Life in the restaurant business in Chinatown and Flushing is harsh. According to Gwen Kinkead, author of Chinatown, waiters and dishwashers get paid the lowest and most illegal wages in New York City. Most of Chinatown's restaurant workers come as illegal immigrants from Mainland China, joined by Hong Kongers, Taiwanese, Malaysians, Vietnamese, Cambodians and a few other Asian communities among them. In view of their illegal status, workers accept low, and non-taxed wages, and most often do not mind exploitation.
Almost all, if not all restaurant workers live in kong xi fong, better known as "bunks," where about 10-12 people squeeze into a bunk renting only a bed (if one could afford it). Most newcomers have enough only to rent a bed in rotation, from the kong xi fong. Rotation beds are usually shared by two people, whereby two people with different working hours alternate the beds one after another. There is a popular saying in Chinatown with reference to kong xi fong lifestyles that translates to "The bed is always warm."
A man whom I met and interviewed in the Mandarin dialect, by the name Ah Shan from Mainland China (who did not wish to be photographed) had told me he came to New York from Mainland China 20 years ago. He is a bachelor, like most workers in the restaurant business are. He operates a "hot dog stand" in the Soho/Noho area in which he said to me, "I am the last and only Chinese doing this," with obvious reference to his vendoring. When I asked him why he didn't take a a regular Chinese restaurant job instead of a running a vendor business, he passionately answered, "I'd rather be doing this than to be under someone. Although I wake up early in the morning to prepare for the day and there is no guarantee I'll make enough to pay my bills, I am my own boss. Working at a restaurant for somebody, you have to kan mein se." The direct translation, see the color of another person's face, means to live toleration and submission to the boss' temper (usually not a good one). I sat down for a good hour, on a stool by Ah Shan's vendor cart, in which he had offered me and spoke with him about his experiences as an immigrant worker.
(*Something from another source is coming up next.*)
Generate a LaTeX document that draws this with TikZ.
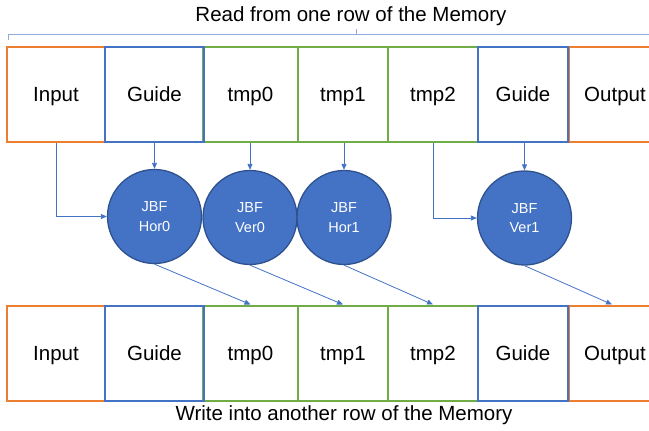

He had said that when he first came to New York, he worked as a waiter in Chinatown, and have long given up the life. Ah Shan is 55.
I spoke with a few other people in Flushing, and this particular Chinese woman whom is from Ipoh, Malaysia, came in using a tourist visa and have decided to stay. She currently works at a Chinese-owned Japanese restaurant. She tells me of her hardship, and how hard it was to find a Chinese restaurant job in New York. Before moving to Flushing, she had worked in Boston, Maryland, Chicago, and Washington D.C. illegally in Chinese restaurants. This woman mentions Chinese restaurant jobs with much discontent, with a special emphasis on serving trays. "The trays... very heavy, very tired." When asked if she was returning to her motherland, she says she dreams of it, but had mentioned that she would not be able to get a life equal or better than the one she now has. By the fourth time I met up with her, I finally got her to talk to me about her life. She mentioned that she earns about $1,000 a month, paying $200 a month for her bed in a kong xi fong, has no friends and said she was rarely happy. She said, "I take care, you take care." I thanked her and said I would return to chat periodically.
Service in Chinese restaurants are usually very efficient and speedy, due to competition of neighboring restaurants. You may notice waiters shout a lot, but it is part of the network. In fact at Jing Fong Restaurant in Chinatown, waiters are equipped with high-tech radios to communicate in a large and busy restaurant atmosphere. Waiters need not look especially good, unlike American restaurants that sometimes hire beautiful women as part of a branding tactic. Chinese restaurants hire workers that works hard and are efficient and speedy. Good food is a luxury for any Chinese. When Chinatown isn't gambling, it is eating, and it is these two things that a typical Chinese immigrant pleasure in.